Code that draws figures:
=-=-=-=-=
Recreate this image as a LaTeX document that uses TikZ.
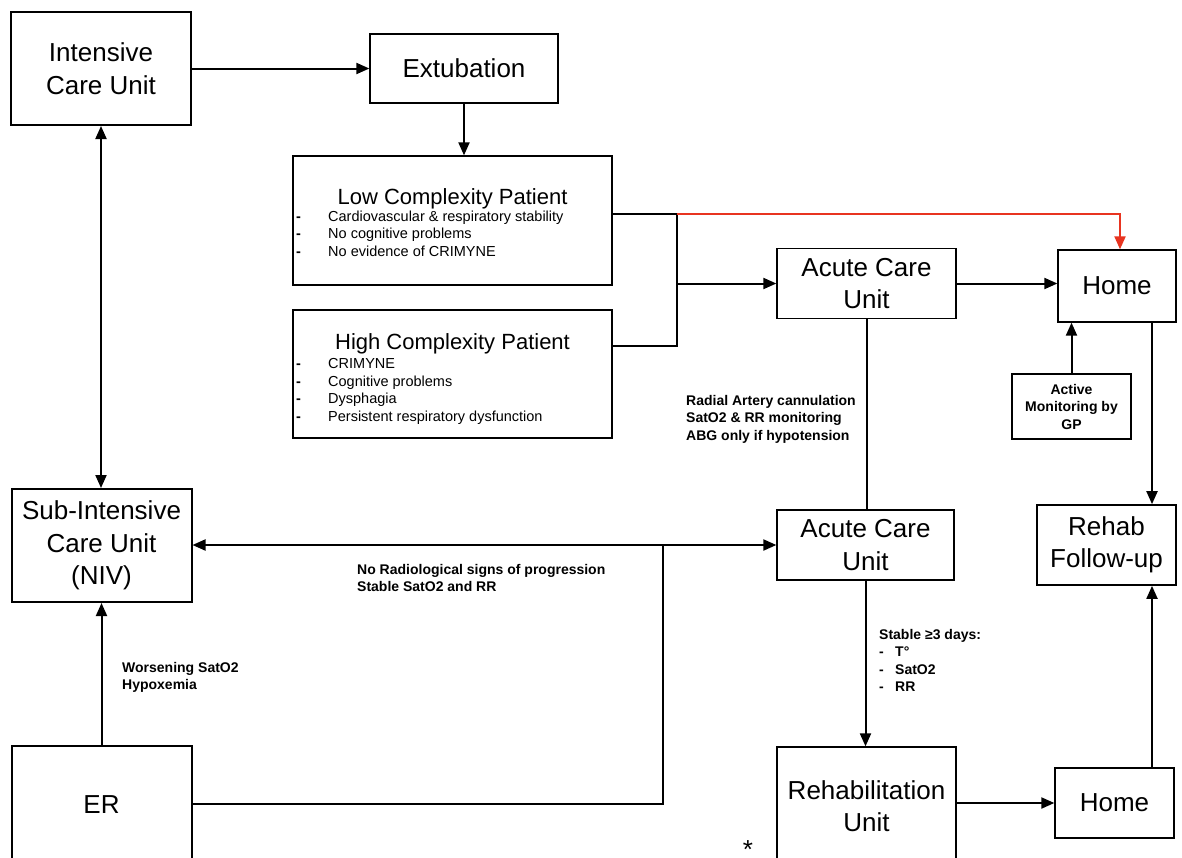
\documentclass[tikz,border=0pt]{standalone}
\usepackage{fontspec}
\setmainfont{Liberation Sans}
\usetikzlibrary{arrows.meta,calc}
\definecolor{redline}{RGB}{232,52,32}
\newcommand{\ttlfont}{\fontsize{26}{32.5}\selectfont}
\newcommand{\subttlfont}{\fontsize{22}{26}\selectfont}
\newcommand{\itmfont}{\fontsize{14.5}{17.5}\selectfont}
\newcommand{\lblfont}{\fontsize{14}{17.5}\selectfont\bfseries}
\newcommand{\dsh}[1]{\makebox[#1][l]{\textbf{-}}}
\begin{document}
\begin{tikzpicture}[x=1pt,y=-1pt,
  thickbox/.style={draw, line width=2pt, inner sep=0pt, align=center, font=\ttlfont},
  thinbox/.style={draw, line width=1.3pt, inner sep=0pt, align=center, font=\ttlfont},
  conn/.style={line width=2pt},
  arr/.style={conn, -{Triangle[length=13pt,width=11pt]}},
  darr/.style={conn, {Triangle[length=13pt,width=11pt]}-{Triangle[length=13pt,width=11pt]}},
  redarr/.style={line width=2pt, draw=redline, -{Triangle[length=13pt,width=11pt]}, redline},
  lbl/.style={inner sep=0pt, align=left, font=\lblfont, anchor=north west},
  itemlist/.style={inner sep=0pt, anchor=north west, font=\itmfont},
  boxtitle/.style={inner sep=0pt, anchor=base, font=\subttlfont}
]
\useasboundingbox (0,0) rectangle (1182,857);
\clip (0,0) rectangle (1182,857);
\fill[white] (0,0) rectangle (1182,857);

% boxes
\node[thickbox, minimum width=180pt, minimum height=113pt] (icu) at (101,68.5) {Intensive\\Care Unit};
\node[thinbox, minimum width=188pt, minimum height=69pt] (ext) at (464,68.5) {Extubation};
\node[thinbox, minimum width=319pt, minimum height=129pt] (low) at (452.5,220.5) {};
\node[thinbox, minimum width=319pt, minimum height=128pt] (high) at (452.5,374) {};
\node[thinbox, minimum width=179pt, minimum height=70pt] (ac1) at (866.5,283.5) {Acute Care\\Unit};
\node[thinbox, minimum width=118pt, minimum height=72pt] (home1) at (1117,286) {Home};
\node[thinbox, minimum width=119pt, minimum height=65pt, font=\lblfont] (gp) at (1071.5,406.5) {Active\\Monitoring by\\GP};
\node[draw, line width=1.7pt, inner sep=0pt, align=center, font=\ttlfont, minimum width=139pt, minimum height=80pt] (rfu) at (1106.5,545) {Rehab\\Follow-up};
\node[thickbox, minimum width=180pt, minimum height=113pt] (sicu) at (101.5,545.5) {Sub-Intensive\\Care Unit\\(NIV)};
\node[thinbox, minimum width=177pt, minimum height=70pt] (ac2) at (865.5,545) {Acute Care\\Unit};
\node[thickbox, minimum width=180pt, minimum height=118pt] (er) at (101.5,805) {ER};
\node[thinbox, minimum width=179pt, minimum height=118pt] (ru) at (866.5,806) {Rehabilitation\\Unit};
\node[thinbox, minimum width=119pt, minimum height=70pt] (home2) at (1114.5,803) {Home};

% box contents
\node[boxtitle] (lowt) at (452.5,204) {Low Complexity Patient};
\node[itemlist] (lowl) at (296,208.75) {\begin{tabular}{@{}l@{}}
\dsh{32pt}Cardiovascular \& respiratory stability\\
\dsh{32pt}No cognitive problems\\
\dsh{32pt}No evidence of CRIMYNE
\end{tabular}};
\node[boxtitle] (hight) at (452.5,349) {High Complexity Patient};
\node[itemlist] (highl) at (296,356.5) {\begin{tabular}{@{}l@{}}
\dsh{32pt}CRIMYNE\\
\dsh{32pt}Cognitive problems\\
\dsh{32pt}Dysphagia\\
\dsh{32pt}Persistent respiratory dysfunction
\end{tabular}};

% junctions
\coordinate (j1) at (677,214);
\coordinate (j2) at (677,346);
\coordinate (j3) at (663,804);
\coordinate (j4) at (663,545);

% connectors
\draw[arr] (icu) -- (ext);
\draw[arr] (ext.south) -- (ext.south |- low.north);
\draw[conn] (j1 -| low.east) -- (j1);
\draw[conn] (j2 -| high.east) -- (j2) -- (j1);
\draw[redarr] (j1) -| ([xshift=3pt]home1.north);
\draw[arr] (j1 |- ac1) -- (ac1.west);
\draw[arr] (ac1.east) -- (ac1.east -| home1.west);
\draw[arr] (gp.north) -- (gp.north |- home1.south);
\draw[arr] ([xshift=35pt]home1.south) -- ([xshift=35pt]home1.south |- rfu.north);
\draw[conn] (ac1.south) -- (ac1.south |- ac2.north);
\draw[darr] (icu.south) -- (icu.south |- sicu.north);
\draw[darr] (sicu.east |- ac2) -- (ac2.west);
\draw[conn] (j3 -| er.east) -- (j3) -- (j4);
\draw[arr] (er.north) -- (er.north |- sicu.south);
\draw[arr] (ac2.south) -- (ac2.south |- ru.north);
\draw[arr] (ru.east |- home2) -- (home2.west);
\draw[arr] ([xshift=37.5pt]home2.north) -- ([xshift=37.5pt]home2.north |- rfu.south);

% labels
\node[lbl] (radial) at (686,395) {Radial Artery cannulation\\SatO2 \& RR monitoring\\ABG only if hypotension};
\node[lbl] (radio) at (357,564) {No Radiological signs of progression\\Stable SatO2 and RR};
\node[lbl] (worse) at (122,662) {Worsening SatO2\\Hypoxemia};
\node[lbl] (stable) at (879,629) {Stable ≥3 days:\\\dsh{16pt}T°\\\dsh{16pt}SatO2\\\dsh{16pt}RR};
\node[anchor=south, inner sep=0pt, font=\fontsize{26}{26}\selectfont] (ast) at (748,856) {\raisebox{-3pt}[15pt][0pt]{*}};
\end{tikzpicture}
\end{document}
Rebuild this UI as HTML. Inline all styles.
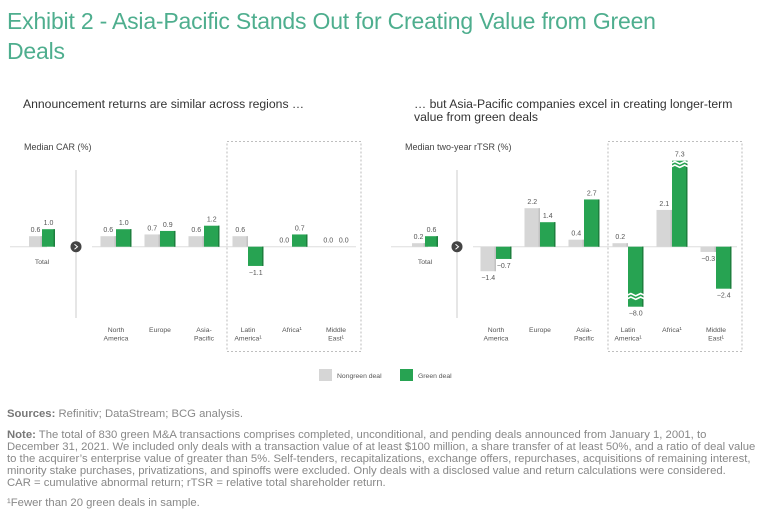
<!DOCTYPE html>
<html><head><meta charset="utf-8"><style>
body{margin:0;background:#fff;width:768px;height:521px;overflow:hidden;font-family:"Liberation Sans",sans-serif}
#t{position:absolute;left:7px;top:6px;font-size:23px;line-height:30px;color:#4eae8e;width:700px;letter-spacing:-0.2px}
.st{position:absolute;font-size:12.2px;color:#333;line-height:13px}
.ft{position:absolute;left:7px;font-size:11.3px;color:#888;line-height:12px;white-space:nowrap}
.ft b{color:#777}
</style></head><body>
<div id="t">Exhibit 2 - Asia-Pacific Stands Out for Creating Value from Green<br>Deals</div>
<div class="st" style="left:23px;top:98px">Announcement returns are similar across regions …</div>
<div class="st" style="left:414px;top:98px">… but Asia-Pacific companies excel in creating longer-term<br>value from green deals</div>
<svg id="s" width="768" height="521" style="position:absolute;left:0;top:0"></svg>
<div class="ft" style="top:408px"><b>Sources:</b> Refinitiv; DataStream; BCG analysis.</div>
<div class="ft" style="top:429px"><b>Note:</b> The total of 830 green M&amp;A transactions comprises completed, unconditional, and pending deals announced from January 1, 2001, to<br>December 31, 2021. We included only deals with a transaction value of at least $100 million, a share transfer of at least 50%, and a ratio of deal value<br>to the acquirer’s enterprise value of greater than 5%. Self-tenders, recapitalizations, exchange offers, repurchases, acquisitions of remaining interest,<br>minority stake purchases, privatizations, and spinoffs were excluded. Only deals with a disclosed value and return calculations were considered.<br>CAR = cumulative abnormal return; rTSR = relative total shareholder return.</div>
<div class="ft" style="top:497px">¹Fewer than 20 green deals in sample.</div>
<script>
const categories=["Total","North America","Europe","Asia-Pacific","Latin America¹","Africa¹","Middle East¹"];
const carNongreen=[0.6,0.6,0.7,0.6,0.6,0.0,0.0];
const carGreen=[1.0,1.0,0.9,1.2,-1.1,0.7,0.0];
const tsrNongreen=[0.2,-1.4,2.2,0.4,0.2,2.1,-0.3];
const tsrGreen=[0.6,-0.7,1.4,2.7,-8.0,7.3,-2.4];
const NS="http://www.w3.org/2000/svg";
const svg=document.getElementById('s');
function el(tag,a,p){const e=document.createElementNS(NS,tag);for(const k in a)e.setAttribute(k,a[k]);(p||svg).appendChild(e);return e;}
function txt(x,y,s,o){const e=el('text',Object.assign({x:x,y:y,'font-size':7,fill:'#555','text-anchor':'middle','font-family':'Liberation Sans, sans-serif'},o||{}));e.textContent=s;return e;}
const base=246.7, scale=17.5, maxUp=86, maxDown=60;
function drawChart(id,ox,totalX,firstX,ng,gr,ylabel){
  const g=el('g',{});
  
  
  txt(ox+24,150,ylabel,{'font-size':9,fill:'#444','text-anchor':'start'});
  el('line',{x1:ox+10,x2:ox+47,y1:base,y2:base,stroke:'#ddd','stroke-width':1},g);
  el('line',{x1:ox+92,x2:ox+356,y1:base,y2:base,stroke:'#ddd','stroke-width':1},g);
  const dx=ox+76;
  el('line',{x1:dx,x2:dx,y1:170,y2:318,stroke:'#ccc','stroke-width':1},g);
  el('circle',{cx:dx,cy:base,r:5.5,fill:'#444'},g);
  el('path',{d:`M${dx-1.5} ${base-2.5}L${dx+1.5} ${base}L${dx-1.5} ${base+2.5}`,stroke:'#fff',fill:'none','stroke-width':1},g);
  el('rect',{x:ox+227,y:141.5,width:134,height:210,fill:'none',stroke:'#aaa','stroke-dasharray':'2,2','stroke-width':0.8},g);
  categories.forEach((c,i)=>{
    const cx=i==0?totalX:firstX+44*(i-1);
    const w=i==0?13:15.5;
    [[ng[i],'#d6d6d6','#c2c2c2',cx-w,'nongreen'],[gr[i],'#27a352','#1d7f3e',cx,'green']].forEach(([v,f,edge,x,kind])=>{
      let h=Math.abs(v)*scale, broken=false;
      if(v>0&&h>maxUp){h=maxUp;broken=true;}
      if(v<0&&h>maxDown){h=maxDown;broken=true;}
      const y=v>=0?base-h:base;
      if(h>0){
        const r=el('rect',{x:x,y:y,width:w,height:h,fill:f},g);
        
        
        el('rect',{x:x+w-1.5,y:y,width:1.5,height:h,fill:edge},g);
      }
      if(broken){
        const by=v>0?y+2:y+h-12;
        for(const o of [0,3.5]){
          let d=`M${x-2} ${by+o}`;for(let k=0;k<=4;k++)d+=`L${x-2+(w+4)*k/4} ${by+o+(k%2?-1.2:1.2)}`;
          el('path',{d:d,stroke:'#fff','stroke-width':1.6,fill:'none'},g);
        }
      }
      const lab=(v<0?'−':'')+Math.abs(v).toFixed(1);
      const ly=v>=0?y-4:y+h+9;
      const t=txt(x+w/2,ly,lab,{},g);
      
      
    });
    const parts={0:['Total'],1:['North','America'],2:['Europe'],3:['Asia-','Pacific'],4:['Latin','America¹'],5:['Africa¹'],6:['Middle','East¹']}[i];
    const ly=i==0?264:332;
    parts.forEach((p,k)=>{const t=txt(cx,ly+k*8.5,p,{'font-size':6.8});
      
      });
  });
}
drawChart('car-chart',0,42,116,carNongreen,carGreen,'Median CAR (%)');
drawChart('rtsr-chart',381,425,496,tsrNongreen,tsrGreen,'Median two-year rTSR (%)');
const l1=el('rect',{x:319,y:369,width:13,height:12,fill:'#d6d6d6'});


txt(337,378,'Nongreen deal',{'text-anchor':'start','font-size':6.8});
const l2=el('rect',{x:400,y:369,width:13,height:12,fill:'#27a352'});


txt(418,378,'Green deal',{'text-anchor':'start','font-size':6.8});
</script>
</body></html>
=-=-=-=-=
» EXERCISE DIRECTIONS:
Search the preceding listing for the word "this" and pull out every line that holds it.

» REPLY TO THE EXERCISE:
Recreate this image as a LaTeX document that uses TikZ.
Rebuild this UI as HTML. Inline all styles.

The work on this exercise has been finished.